The keyboard’s spacious capabilities drives the sound of dné, carefully bridging the gap between classical and electronica.
It’s true what they say. Don’t judge a book by its cover. Or, in this case, I suppose, don’t judge an album by its album or song titles. Scrolling through the track list for dné’s These Semi Feelings, They Are Everywhere, I got the impression that this might be an emo album of sorts: Between 2013 and 2016, I would dig through the emo tag on Bandcamp and I discovered plenty of piano-driven bands that used song titles like “4am again… that’s fine” and “Arizona Tea.” Seeing songs called “Public Making Out Is Like Ugh” and “Reality Swallows Pusheen Cats,” I immediately jumped to the conclusion that dné was a similar artist that had somehow flew under my radar. I am unashamed to admit that I was wrong. While I certainly had never come across dné in my time digging around Bandcamp, These Semi Feelings, They Are Everywhere is full of laid-back grooves, minimal lyrics, and stylistically I would say that it has more in common with past OYR artist Novelty Daughter than any of the bands that I was thinking about. Just by using my untrained ears to listen to this album, it sounds like there’s very little that wasn’t recorded using a piano and sampled drum loops, and it’s this bare bones approach (plus the song titles, of course) that draws me into the music. There’s a contrast of heavy beats and a lightly sprinkled piano in “Driving A Car While Listening To Bill Burr’s Podcast” that makes me want to… well, not drive a car while listening to Bill Burr because that joke would be too obvious, and because if I did that then I wouldn’t be able to listen to the song, but it does make me appreciate how great music can be made with so few components. Then there’s the last minute and a half or so of “Unnecessary Conversations” which makes me want to melt into my couch and forget about everything else happening around me. I haven’t listened to enough mostly instrumental albums lately, and this is one that I needed this week. I, for one, am glad that this wasn’t the type of album I thought it was going to be.
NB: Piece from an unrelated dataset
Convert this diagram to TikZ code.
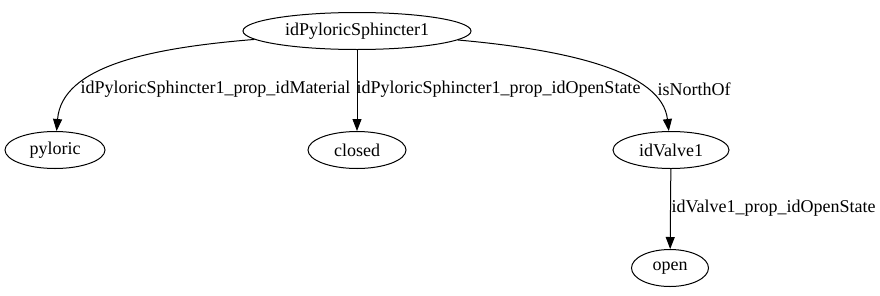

These Semi Feelings, They Are Everywhere is the soundtrack to a dream I’ve had but can’t remember — maybe several. Its swirls and periphery noises are, I’m certain, the exact sound effects one would use to recreate one or more of my dreams on film. dné makes music that alternates between stunning beauty and uncomfortable weirdness; sometimes it feels logical, sometimes it feels random and/or out of sequence. And much like dreams, These Semi Feelings is both familiar and distant. But because it sounds and feels like a dream, there’s a kind of internal logic that allows it all to make sense. That’s probably because, like The Drug Models Love and Rafter, Ondřej Holý fucks with the boundaries of musical genres and, by extension, genre itself. Only then can you have music that is by turns disorienting, soothing, meandering, and sharp and have any (or all) of it cohere. More than once while listening this week, parts of the album felt so intimate that I thought, “Get outta my head.” There’s really only one way to describe something that borders on impossible like peering into someone’s dreams: It’s a goddamn magic trick.
As often happens, my experience with this album was heavily influenced by my preconceptions that I developed from reading the names of the tracks. Songs with titles like “Driving A Car While Listening To Bill Burr’s Podcast” and “Public Making Out Is Like Ugh” had me thinking that this would be an album full of lightning-fast punk songs. Even after the first track was over, I thought, “Ok, that was an intro track. This thing is surely about to go off.” And it never did. What a fascinating listening experience, bracing myself for one thing while a completely different thing unfolds before me. I thought this album was beautiful and I was really happy to hear the vocals on the few tracks that had vocals, because a “mostly instrumental but with sporadic vocals” album is far more interesting to me than a purely instrumental album. My favorite tracks were “Friends Cleanse” (which pulled me in from the rhyme in the title) coupled with the track that follows it, “More Like It.” Overall, I would say that the thing that captured my attention the best was how the tiny details of the album revealed themselves and became things to anticipate. Towards the end of “Friends Cleanse”, there is this… I don’t know, exactly… adjustment of the guitar plugin? Actually, it sounds more like an additional audio track made it briefly onto the mix, but then it didn’t actually have anything of substance on it… that puts the whole thing in a different context. These Semi Feelings, They Are Everywhere is such an odd, quirky album and I love it quite a lot.
Expansive, deep beyond comprehension at times, and full of piquant melodies as dainty as they are pensive, this music is quite frankly stunning in its presentation and delivery. Normally, you’d point to music like this as being a pocket world that the musician has created, a sonic plane if you will where one can create, frolic, and explore all on his own. But I don’t think that’s what dné has done here. Though unique and special, this isn’t a “new” world at all — this is the world we all know and live in, just one we maybe haven’t opened our eyes to. It’s not selective or bound by any genres. Really listen to the music and you’ll hear how sweeping it gets, with songs that are as conducive for Justin Vernon to sit in on as they are a rapper like C.Monts (who pops up on “Stay Clothed Though“). Maybe that’s not so impressive given Vernon’s work with Kanye West, but Kanye also achieves that through bombastic productions that are extensively layered whereas this is something that could be recorded in a single session. The importance of this though is that if you let it, this music can enhance your own experiences. You might not be turning your nose up at PDA or making mindless small talk like dné did, but you can find comfort in similar situations with a soundtrack that says more than words ever could.